Well I’m seeing lots of research indicating that people are drifting from the fixed grin of relief at being glad to keep their jobs, to a position of wanting to feel more engaged with their work.
Organisations therefore face challenges in engaging and trusting a workforce which is motivated and willing to deliver the service needed to help create and sustain a profitable and purposeful business model.
This feels like a time of great opportunity for people and organisations who can create a sense of trust and autonomy in the workplace. I’m interested to know how you would help to achieve that?
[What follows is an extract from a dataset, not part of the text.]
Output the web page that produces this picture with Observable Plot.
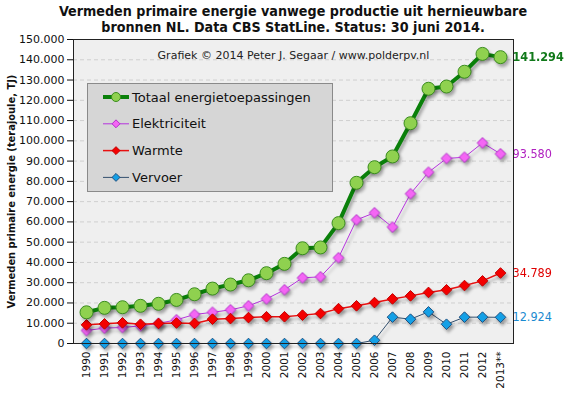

Been receiving some very interesting and useful replies fro across the globe. Here are a few, many thanks to all the contributors and there will be more to follow soon:
Neeraj Sharma wrote:
I suggest employees be given a week or two to work on whatever they wish to work on – and document what they did, what was achieved and how much they enjoyed doing it as compared to their regular responsibilities. The salesperson may design a logo, the accountant may decide to deal with customers etc. It will shake things up, they will feel refreshed as well as challenged, and develop a new perspective and an appreciation for what others do. Some may find their calling.
Ulco Landheer wrote:
I’d have as many employees as possible rotate through an organization (or department or business unit) a few (1-2) hours per month to somewhat random positions. For example, during a meeting of one team, you’d have their work done by random selected people from other teams. That way you’d make sure that the right hand actually knows what the left hand is doing. It’s something I found out to increase the respect between different bloodgroups and the understanding between employees.
Phil Johnson wrote:
Gallup has identified a link between the amount of authentic leadership (leading without a title) within a company and it’s level of employee
engagement. Employees have been shown to increase their level of “discretionary energy” and engagement if they are inspired by the actions of others around them.
Kevin Hardern wrote:
In my experience with large and smaller organisations, the steps are very similar:
– define an end vision and organisational structure to support it which clearly demonstrate value to the workforce and its clients;
– engage some people in the workforce to help define the steps on the way to achieve that end goal, ‘transition states’ which themselves deliver vale along the way
– resource the implementation plan sufficiently but not excessively
External help may be needed to deliver, but the focus should remain equally balance between the tasks and the people, communicating with them regularly and honestly, even when problems occur. People are not stupid and if they are trusted, see value in what is being attempted they will help achieve the change rather than push against it.
The difference between having the people on side and helping achieve a goal is the single most significant factor in achieving successful change in my experience. Most organisations fail because they focus on the tasks in hand and do not tap into this massive resource which is available and if asked, willing.